Se a administração norte-americana, com Richard Nixon e Gerald Ford, tiveram dúvidas quanto a Soares – chegando Kissinger a apelidá-lo de "fraco" – do outro lado a guerra fria, em Moscovo, onde o aliado era, há muito, Cunhal e os comunistas, as desconfianças eram maiores.

 

Como ministro dos Negócios Estrangeiros, Soares esteve na União Soviética em janeiro de 1975 e reuniu-se com o chefe da diplomacia soviética.

 

Andrei Gromyko tentou descansá-lo quanto a eventuais ingerências na revolução portuguesa, mas Soares não regressou a Portugal convencido.

 

De acordo com um relato, arquivado no processo 330/URS, no Arquivo Histórico-Diplomático do Ministério dos Negócios Estrangeiros, Soares explicou a Gromyko a situação política em Portugal e alertou que se opunha a qualquer radicalização política.

 

"Duas forças não podem ser esquecidas: a Igreja, comprometida com o antigo regime mas com grande influência, e grupos económicos poderosos do tempo de Salazar e Caetano, onde há quem não queira jogar o jogo democrático", disse Soares.

 

Contra uma radicalização da vida política portuguesa, o chefe da diplomacia portuguesa justificou o lançamento de um programa económico especial com a necessidade de não "afastar capitais" e "tranquilizar as classes médias".

 

Quanto a eventuais ingerências dos soviéticos em Portugal, o ministro soviético repete que a URSS nada faria. "É o direito de cada povo ter simpatia ou antipatia por dado regime", resumiu Gromyko.

 

Numa entrevista a Maria João Avillez, no livro "Soares - Ditadura e Revolução", Soares recordou o que lhe disse Gromyko.

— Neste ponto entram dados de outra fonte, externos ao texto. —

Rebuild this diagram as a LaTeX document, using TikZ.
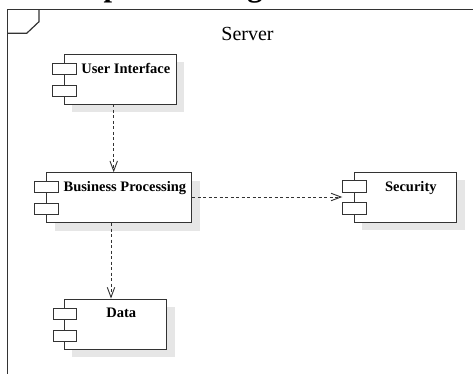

E que esta frase do ministro soviético que não o deixou descansado: "Não lhe direi que da parte dos dirigentes do nosso Partido Comunista não haja quaisquer conversas ou entendimentos com o Partido Comunista de que eu não tenha conhecimento."

 

Com a Revolução dos Cravos resolvida a favor de Soares, a partir de 1975, o intelectual e escritor francês André Malraux afirmou, anos depois, que em Portugal, pela primeira vez, os mencheviques derrotaram os bolcheviques.